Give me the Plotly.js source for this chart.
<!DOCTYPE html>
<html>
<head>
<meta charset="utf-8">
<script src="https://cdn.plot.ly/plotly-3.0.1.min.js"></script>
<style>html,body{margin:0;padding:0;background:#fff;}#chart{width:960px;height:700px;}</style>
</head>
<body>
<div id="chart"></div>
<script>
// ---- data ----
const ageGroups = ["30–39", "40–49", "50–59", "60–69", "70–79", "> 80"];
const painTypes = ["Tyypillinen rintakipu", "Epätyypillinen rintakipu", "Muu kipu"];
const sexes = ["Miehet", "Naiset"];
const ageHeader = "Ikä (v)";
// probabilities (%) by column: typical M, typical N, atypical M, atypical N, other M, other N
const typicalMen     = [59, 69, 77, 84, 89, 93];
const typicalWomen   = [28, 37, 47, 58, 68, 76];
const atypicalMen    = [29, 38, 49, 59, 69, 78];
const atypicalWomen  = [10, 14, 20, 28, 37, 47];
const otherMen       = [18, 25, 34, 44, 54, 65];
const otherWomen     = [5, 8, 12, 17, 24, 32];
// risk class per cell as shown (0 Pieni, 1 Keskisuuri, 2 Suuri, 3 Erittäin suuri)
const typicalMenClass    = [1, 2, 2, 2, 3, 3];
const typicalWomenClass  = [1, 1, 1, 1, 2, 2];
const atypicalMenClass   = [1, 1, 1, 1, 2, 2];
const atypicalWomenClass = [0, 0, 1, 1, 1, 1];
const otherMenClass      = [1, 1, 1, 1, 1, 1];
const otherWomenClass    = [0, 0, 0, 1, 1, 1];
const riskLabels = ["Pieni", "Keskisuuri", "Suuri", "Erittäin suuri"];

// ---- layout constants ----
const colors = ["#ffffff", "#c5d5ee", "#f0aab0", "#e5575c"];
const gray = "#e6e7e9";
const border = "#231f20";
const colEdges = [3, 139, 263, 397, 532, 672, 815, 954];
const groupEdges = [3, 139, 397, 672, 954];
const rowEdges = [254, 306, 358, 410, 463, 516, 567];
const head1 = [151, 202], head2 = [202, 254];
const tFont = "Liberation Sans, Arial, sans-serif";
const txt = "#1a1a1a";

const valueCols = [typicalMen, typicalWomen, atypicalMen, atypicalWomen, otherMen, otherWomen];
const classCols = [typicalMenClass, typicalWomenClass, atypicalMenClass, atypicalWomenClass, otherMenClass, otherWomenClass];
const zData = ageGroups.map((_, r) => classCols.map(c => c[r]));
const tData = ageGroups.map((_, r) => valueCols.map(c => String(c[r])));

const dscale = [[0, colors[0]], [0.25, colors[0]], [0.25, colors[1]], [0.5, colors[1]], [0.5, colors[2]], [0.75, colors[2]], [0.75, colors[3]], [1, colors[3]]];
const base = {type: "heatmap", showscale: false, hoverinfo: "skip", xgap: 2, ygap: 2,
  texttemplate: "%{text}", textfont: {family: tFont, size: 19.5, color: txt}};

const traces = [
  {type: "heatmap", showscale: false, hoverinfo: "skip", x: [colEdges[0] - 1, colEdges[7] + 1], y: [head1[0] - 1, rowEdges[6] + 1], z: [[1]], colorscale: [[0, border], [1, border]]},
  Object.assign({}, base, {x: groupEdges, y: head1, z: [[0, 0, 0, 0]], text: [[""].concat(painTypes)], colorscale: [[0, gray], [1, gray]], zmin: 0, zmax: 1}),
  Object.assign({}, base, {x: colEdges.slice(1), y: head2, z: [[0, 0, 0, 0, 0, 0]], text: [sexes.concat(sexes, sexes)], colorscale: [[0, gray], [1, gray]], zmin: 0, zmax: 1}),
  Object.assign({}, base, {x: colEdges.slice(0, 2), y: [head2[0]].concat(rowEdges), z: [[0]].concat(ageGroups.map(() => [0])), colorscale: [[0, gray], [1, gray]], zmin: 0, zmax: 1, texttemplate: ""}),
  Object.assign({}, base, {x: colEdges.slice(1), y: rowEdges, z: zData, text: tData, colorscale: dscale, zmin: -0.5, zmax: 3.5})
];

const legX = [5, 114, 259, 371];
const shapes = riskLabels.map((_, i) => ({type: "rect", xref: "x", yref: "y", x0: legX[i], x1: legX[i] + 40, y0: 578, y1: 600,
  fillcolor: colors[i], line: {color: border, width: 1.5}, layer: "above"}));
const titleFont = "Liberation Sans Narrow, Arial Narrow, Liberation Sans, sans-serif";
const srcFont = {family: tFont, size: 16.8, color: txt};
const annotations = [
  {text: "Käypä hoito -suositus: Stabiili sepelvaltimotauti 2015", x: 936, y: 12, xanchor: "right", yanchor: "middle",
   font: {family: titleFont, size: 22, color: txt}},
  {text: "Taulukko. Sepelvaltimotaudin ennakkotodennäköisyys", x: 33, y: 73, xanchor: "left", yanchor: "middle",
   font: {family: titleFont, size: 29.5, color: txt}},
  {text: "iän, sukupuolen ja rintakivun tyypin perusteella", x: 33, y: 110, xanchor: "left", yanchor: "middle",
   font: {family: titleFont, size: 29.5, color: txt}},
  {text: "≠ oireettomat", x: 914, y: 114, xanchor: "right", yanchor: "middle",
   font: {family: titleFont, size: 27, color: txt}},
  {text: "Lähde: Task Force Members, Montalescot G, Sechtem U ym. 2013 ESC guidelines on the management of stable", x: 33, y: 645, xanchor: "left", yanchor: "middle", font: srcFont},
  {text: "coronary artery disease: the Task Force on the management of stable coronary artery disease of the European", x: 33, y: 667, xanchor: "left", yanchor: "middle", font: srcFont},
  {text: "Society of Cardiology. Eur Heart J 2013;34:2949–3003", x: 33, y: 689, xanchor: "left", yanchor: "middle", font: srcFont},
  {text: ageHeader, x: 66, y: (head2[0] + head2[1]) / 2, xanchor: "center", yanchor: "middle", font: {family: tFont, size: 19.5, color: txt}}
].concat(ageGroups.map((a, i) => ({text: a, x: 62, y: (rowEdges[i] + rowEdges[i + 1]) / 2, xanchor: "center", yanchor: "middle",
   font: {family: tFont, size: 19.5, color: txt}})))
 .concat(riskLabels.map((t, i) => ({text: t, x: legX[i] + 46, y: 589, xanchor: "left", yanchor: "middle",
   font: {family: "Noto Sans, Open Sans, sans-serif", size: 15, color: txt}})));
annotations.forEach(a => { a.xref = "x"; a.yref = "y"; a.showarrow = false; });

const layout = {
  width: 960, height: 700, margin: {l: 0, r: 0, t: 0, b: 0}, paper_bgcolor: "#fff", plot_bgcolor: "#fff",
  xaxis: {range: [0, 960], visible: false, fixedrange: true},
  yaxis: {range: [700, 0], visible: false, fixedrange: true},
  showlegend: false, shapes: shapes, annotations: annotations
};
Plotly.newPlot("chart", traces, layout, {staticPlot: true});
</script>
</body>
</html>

______

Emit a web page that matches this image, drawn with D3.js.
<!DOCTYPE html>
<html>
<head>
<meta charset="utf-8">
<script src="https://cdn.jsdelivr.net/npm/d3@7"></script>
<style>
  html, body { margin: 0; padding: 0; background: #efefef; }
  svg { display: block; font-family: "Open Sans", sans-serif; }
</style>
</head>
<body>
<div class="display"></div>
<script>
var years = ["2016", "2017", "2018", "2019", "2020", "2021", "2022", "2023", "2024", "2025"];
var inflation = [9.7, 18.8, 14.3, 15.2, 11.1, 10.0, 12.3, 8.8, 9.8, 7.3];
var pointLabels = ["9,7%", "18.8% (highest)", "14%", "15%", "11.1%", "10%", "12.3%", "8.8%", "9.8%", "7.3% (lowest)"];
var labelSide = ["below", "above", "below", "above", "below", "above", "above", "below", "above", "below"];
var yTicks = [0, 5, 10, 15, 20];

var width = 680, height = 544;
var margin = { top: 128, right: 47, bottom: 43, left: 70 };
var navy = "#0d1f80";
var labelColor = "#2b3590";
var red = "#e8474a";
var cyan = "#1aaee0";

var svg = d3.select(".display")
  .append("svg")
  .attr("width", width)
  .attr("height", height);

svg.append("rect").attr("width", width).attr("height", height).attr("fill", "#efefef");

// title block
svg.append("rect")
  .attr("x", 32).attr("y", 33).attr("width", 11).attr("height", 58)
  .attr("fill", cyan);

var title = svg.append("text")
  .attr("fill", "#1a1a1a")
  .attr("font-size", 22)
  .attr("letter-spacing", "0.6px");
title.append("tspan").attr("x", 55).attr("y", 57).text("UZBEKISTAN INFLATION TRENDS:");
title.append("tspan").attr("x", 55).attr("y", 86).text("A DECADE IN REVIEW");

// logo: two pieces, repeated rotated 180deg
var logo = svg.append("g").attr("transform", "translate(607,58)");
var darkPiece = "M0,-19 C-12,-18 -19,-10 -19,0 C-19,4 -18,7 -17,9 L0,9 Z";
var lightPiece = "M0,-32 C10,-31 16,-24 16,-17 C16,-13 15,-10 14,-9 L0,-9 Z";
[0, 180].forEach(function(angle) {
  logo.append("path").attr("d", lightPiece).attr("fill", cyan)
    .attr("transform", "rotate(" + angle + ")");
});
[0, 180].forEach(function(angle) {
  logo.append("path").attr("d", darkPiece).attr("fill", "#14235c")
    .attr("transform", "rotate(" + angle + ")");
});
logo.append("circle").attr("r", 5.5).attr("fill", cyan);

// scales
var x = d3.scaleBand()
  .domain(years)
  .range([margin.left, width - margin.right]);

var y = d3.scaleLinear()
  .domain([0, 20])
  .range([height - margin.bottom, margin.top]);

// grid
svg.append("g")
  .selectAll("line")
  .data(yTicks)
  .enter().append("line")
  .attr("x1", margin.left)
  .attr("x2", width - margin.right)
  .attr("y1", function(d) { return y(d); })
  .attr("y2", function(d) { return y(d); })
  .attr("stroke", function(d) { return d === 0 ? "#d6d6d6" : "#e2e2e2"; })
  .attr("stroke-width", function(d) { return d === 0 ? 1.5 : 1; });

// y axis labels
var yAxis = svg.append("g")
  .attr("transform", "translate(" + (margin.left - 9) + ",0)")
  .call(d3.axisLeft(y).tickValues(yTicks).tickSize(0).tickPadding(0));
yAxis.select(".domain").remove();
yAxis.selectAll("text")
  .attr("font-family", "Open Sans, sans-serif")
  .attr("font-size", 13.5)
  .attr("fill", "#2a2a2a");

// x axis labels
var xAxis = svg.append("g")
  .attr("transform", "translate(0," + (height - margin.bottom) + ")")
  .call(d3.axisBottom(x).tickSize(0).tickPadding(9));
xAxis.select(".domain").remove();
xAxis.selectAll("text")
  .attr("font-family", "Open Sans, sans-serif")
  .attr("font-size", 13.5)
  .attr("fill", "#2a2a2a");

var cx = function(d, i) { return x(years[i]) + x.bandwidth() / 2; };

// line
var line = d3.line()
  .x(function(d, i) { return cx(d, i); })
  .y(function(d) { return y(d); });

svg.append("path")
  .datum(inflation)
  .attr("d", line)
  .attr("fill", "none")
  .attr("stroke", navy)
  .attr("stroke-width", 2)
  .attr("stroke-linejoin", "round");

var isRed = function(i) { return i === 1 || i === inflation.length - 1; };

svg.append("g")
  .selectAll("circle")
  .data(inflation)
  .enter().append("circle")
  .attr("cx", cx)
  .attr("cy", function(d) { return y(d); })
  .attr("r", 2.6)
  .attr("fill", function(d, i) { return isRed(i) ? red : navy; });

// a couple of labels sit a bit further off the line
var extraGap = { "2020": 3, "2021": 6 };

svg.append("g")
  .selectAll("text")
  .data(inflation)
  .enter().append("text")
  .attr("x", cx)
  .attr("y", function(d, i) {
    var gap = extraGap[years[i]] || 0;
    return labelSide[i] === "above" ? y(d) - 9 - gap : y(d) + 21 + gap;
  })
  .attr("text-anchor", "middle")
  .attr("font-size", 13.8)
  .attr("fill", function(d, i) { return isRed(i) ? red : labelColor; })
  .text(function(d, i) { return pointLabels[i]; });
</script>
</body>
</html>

______

Set down exactly the lines from the line that contains "Emit a web page" to the line that contains "var yTicks = [0, 5, 10, 15, 20];", both lines included, and nothing more.

Emit a web page that matches this image, drawn with D3.js.
<!DOCTYPE html>
<html>
<head>
<meta charset="utf-8">
<script src="https://cdn.jsdelivr.net/npm/d3@7"></script>
<style>
  html, body { margin: 0; padding: 0; background: #efefef; }
  svg { display: block; font-family: "Open Sans", sans-serif; }
</style>
</head>
<body>
<div class="display"></div>
<script>
var years = ["2016", "2017", "2018", "2019", "2020", "2021", "2022", "2023", "2024", "2025"];
var inflation = [9.7, 18.8, 14.3, 15.2, 11.1, 10.0, 12.3, 8.8, 9.8, 7.3];
var pointLabels = ["9,7%", "18.8% (highest)", "14%", "15%", "11.1%", "10%", "12.3%", "8.8%", "9.8%", "7.3% (lowest)"];
var labelSide = ["below", "above", "below", "above", "below", "above", "above", "below", "above", "below"];
var yTicks = [0, 5, 10, 15, 20];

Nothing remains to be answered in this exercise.